Earthsea has places where there are elder powers present. Readers of "Wizard of Earthsea" encountered one in the Terrenon. Tenar, as an infant, is given to the elder power of the Tombs. Her name is taken from her and she becomes Arha, "the eaten one." She serves as a priestess to a nearly forgotten religion that treats the power of the Tombs as a god. But everything Tenar has been told is twice a lie; her religion is almost forgotten and the Power is anything but a god.
This is the story of how Tenar came to understand that her life, all of what she had been and most of what she believed was a lie. LeGuin makes it utterly convincing, in a spare, terse way that is stark and persuasive. Sparrowhawk plays a crucial role in all this, but he is not the protagonist. Sparrowhawk may have been the catalyst for Tenar's changes, but like a catalyst he is mostly unchanged by the process. It is Tenar who is changed. This is Tenar's tale.

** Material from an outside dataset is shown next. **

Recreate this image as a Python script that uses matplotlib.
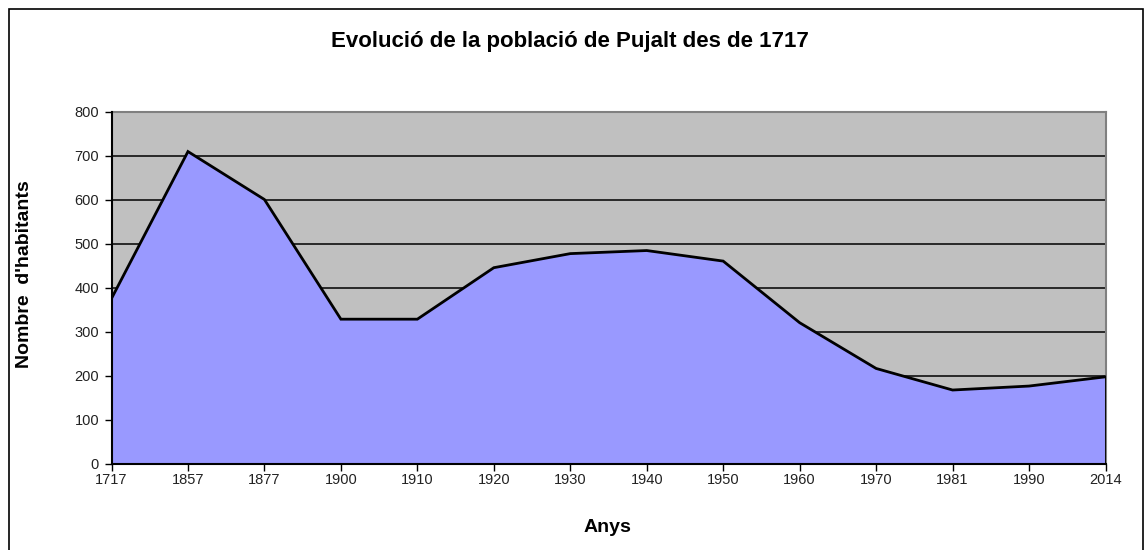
import matplotlib
matplotlib.use("Agg")
import matplotlib.pyplot as plt
from matplotlib.patches import Rectangle

years = ["1717", "1857", "1877", "1900", "1910", "1920", "1930", "1940",
         "1950", "1960", "1970", "1981", "1990", "2014"]
population = [375, 709, 600, 328, 328, 445, 477, 484, 460, 320, 216, 167, 176, 197]
y_ticks = [0, 100, 200, 300, 400, 500, 600, 700, 800]

title = "Evolució de la població de Pujalt des de 1717"
xlabel = "Anys"
ylabel = "Nombre  d'habitants"

plt.rcParams['font.family'] = ['Liberation Sans', 'DejaVu Sans']

W, H = 1145, 550
fig = plt.figure(figsize=(W / 100, H / 100), dpi=100)
fig.patch.set_facecolor("white")

# outer border
fig.patches.append(Rectangle((8.5 / W, -0.01), (1143 - 8.5) / W, 1.01 - 8.5 / H,
                             transform=fig.transFigure, fill=False,
                             edgecolor="black", linewidth=1.2))

left, right, top, bottom = 111.5, 1105.5, 111.5, 463.5
ax = fig.add_axes([left / W, 1 - bottom / H, (right - left) / W, (bottom - top) / H])
ax.set_facecolor("#C0C0C0")

x = list(range(len(years)))
ax.fill_between(x, population, 0, color="#9999FF", linewidth=0, zorder=2)
ax.plot(x, population, color="black", linewidth=2, zorder=3, solid_joinstyle="miter")
ax.plot([x[-1], x[-1]], [0, population[-1]], color="black", linewidth=2, zorder=3)

ax.set_xlim(0, len(years) - 1)
ax.set_ylim(0, 800)
ax.set_yticks(y_ticks)
ax.set_yticklabels([str(v) for v in y_ticks])
ax.set_xticks(x)
ax.set_xticklabels(years)
ax.yaxis.grid(True, color="black", linewidth=1.1, zorder=1)
ax.set_axisbelow(True)

for s in ["top", "right"]:
    ax.spines[s].set_color("#808080")
    ax.spines[s].set_linewidth(1.5)
for s in ["left", "bottom"]:
    ax.spines[s].set_color("black")
    ax.spines[s].set_linewidth(1.5)
    ax.spines[s].set_zorder(4)

ax.tick_params(axis="both", direction="out", length=5, width=1, color="black",
               labelsize=10.5, labelcolor="#222222")
ax.tick_params(axis="x", pad=2)
ax.tick_params(axis="y", pad=4)

fig.text(570 / W, 1 - 42 / H, title, ha="center", va="center",
         fontsize=16, fontweight="bold")
fig.text(607 / W, 1 - 527 / H, xlabel, ha="center", va="center",
         fontsize=14, fontweight="bold")
fig.text(25 / W, 1 - 274 / H, ylabel, ha="center", va="center", rotation=90,
         fontsize=14, fontweight="bold")

fig.savefig("out.png", dpi=100)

Can you imagine how devastating it must have been for Tenar? How many of us could accept and understand that what we had been taught was evil or, worse still, utterly meaningless? Could you do as well if, say, Christianity were revealed to be an utter fraud? LeGuin makes it vivid. Any thoughtful reader is left in awe of Tenar's strength and resilience. And in awe of LeGuin's writing.
In most trilogies, the middle book is the weakest. Not the Earthsea books. This is a wonderful tale, superbly told. Very highly recommended.